The Hahn La Belle is just a chapter in Duveen’s headlong career, and the story on its own, even when told in the minute detail made possible by Brewer’s use of the court records, would not amount to a whole book. However Brewer uses this framework to examine a range of issues surrounding art and collecting, money, authenticity, fakes and forgeries and sheer human credulity in the face of the mystique of the art world. He first paints in the background to the art scene in the US as America plays catch-up with the Old World of European culture, embarking on old master collecting on a grand scale and establishing museums and galleries in the fast-growing industrial cities. The Gilded Age social scene unfolds through the eyes of Henry James and Edith Wharton and the dealing world is unravelled in the diaries of the waspish René Gimpel. The central motif of the Hahn affair is buttressed by the exploration of a number of more academic issues, such as the attempts by G.B. Cavalcaselle and Giovanni Morelli to bring science and academic rigour the role of connoisseurship in authenticating old master paintings. Bernard Berenson naturally plays a part in a scenario that threatened to expose his often mixed motives in sharing his expertise. Leonardo’s modern reputation is explored to give context to the Hahn’s La Belle. Gradually one after another the players appear on the scene, among them Berenson’s rival Robert Langton Douglas and the mandarin and evasive young director of the National Gallery in London, Kenneth Clark. Although La Belle was not regarded as a fake, since disputed attributions have some common ground with the world of faking and forgery, the cases of Van Meegeren’s Vermeers and the Wacker Van Goghs feature as well. Muddying the waters throughout is the failure of this array of experts to agree on the authorship of the Louvre painting, a matter of considerable confusion during the court case and its aftermath. In the event, Duveen settled out of court with the Hahns, paying them the considerable sum of $60,000.
Of course, neither La Belle nor the several other hopeful contenders that circled the American firmament briefly in the boom years of American art collecting, is the “American Leonardo” (a title incidentally bestowed on America’s artist-inventor Samuel Morse). That distinction belongs to the early portrait by Leonardo of Ginevra de’ Benci bought from the House of Liechtenstein for the National Gallery of Art in Washington, DC, in 1967, setting what was then a world record for the price of $5m. Ginevra remains even today the only painting by Leonardo in a North American museum, and given that fact, the furore surrounding the appearance on the American market in 1920 of La Belle actually seems almost muted. Had it been proved to be by Leonardo and acquired, as the Hahns had hoped, by the fledgling Kansas Art Institute (eventually to emerge as the Nelson-Atkins Museum of Art), it would have been a civic coup almost beyond imagination. Brewer devotes a chapter to Kansas City and the tortuous progress towards the Nelson-Atkins Museum and cultural coming-of-age.

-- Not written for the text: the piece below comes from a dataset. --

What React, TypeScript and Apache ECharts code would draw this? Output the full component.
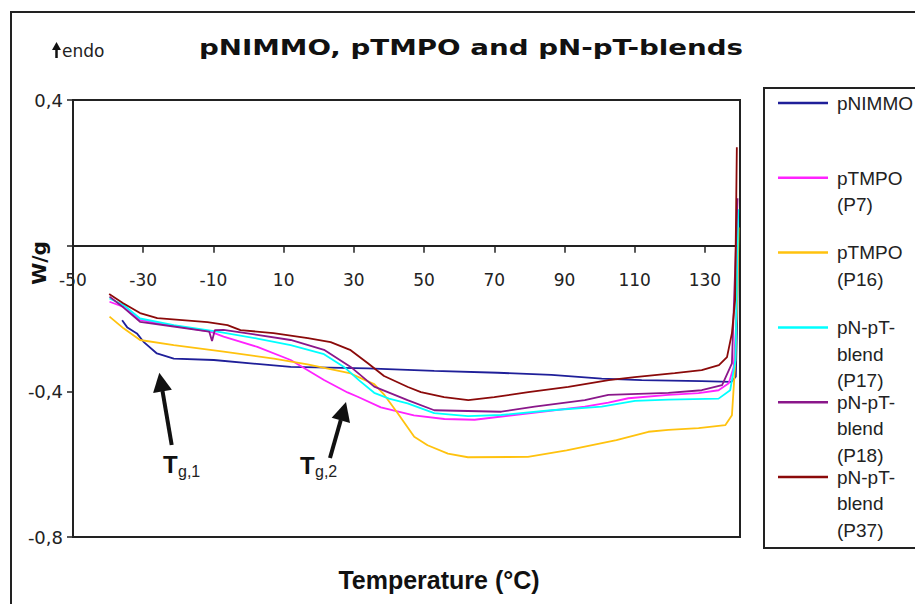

The Hahn saga continued after World War II, re-ignited by Harry Hahn’s book, The Rape of “La Belle” (1946). What followed was an endless succession of wearisome and ultimately inconclusive negotiations for the painting to be first recognised as authentic and then sold. This involved much scientific and pseudo-scientific analysis and another group of experts. As with every hopeful new direction in the “Hahn affair”, the verdict is again unproven. La Belle still lives in a safe deposit, its status and fate both unresolved.